The Saudi delegation, including top executives from state-owned oil firm Saudi Aramco, arrived on Thursday on an Asia tour that has seen the kingdom pledge investments of Sh2 trillion ($20 billion) in Pakistan.
It seek to make additional investments in India’s refining industry. “China is a good friend and partner to Saudi Arabia,” President Xi Jinping told the crown prince in front of reporters. “The special nature of our bilateral relationship reflects the efforts you have made,” added Xi, who has made stepping up China’s presence in the Middle East a key foreign policy objective, despite its traditional low-key role there.
The crown prince said Saudi Arabia’s relations with China dated back “a very long time in the past”. “In the hundreds, even thousands, of years, the interactions between the sides have been friendly.
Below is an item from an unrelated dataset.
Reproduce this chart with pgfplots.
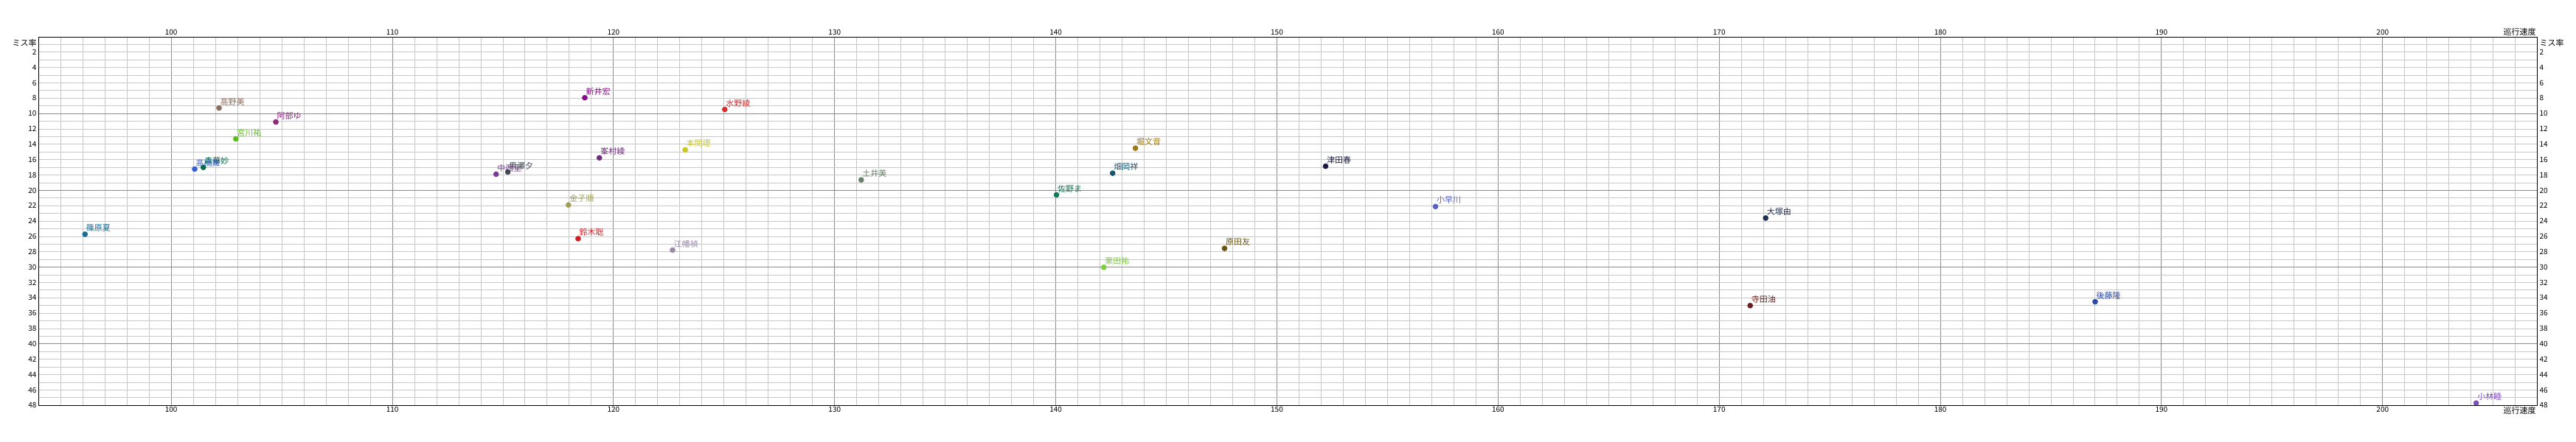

Over such a long period of exchanges with China, we have never experienced any problems with China,” he said.
China has had to step carefully in relations with Riyadh, since Beijing also has close ties with Saudi Arabia’s regional foe, Iran. China is also wary of criticism from Muslim countries about its camps in the heavily Muslim far western region of Xinjiang, which the government says are for de-radicalisation purposes and rights groups call internment camps.
Extremist thinking
Xi told the crown prince the two countries must strengthen cooperation on de-radicalisation to “prevent the infiltration and spread of extremist thinking”, Chinese state TV said.
Saudi Arabia respected and supported China’s right to protect its own security and take counter-terror and de-radicalisation steps, the crown prince told Xi, according to the report, and was willing to increase cooperation.
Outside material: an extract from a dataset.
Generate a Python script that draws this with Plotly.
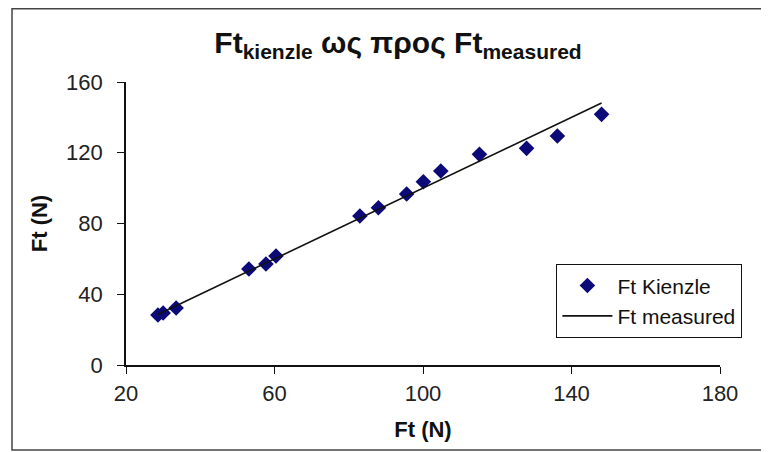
import plotly.graph_objects as go

# Data
ft_measured = [28.6, 30.0, 33.5, 53.1, 57.7, 60.4, 83.0, 88.0, 95.6, 100.1, 104.8, 115.2, 127.9, 136.2, 148.1]
ft_kienzle = [28.3, 29.4, 32.2, 54.3, 57.1, 61.6, 84.2, 88.9, 96.7, 103.6, 109.7, 119.1, 122.5, 129.5, 141.7]

x_ticks = [20, 60, 100, 140, 180]
y_ticks = [0, 40, 80, 120, 160]

# page body adds an 8px offset; figure coordinates are screen - 8
OFF = 8
W, H = 761, 444
L, T = 126 - OFF, 82 - OFF
R = W - (720 - OFF)
B = H - (365 - OFF)
pw, ph = W - L - R, H - T - B

def px(xs):
    return (xs - OFF - L) / pw

def py(ys):
    return (H - B - (ys - OFF)) / ph

fig = go.Figure()
fig.add_trace(go.Scatter(
    x=ft_measured, y=ft_kienzle, mode="markers", name="Ft Kienzle",
    marker=dict(symbol="diamond", size=12, color="#0c0a78"),
    legendgroup="a",
))
fig.add_trace(go.Scatter(
    x=ft_measured, y=ft_measured, mode="lines", name="Ft measured",
    line=dict(color="#111111", width=1.6),
    legendgroup="b",
))

font = "Liberation Sans, Arial, sans-serif"
axis_common = dict(
    showline=True, linecolor="#111111", linewidth=1.6,
    ticks="outside", ticklen=7, tickcolor="#111111", tickwidth=1.4,
    showgrid=False, zeroline=False,
    tickfont=dict(family=font, size=22, color="#222222"),
)

fig.update_layout(
    width=W, height=H,
    margin=dict(l=L, r=R, t=T, b=B),
    paper_bgcolor="white", plot_bgcolor="white",
    title=dict(
        text="<b>Ft<sub>kienzle</sub> ως προς Ft<sub>measured</sub></b>",
        x=(398 - OFF) / W, xanchor="center", y=1 - (42 - OFF) / H, yanchor="middle",
        font=dict(family=font, size=30, color="#111111"),
    ),
    xaxis=dict(
        range=[20, 180], tickvals=x_ticks, ticktext=[str(v) for v in x_ticks],
        title=dict(text="<b>Ft (N)</b>", font=dict(family=font, size=22, color="#111111"), standoff=16),
        ticklabelstandoff=1,
        **axis_common,
    ),
    yaxis=dict(
        range=[0, 160], tickvals=y_ticks, ticktext=[str(v) for v in y_ticks],
        title=dict(text="<b>Ft (N)</b>", font=dict(family=font, size=22, color="#111111"), standoff=12),
        ticklabelstandoff=10,
        **axis_common,
    ),
    legend=dict(
        x=px(556), y=py(264), xanchor="left", yanchor="top",
        bordercolor="#111111", borderwidth=1.4, bgcolor="white",
        font=dict(family=font, size=21, color="#111111"),
        tracegroupgap=6, traceorder="normal", itemwidth=50,
    ),
    shapes=[
        dict(type="rect", xref="paper", yref="paper",
             x0=px(12), x1=px(767), y0=py(450), y1=py(8.8),
             line=dict(color="#444444", width=1.5), fillcolor="rgba(0,0,0,0)", layer="below"),
    ],
)

fig.write_html("out.html")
Meeting the crown prince earlier on, Chinese Vice Premier Han Zheng said the two countries should enhance exchanges on their experiences in de-radicalisation, China’s Xinhua news agency said in a separate report.
Chinese state media made no direct mention of Xinjiang in their stories on the crown prince’s meetings. Aramco agreed to form a joint venture with Chinese defence conglomerate Norinco to develop a refining and petrochemical complex in the northeastern Chinese city of Panjin, saying the project was worth more than Sh 1 trillion ($10 billion).
The partners would form a firm called Huajin Aramco Petrochemical Company as part of a project that would include a 300,000-barrels-per-day refinery with a 1.5-million-tonnes-per-year ethylene cracker, Aramco said. Aramco will supply up to 70 per cent of the crude feedstock for the complex, which is expected to start operations in 2024.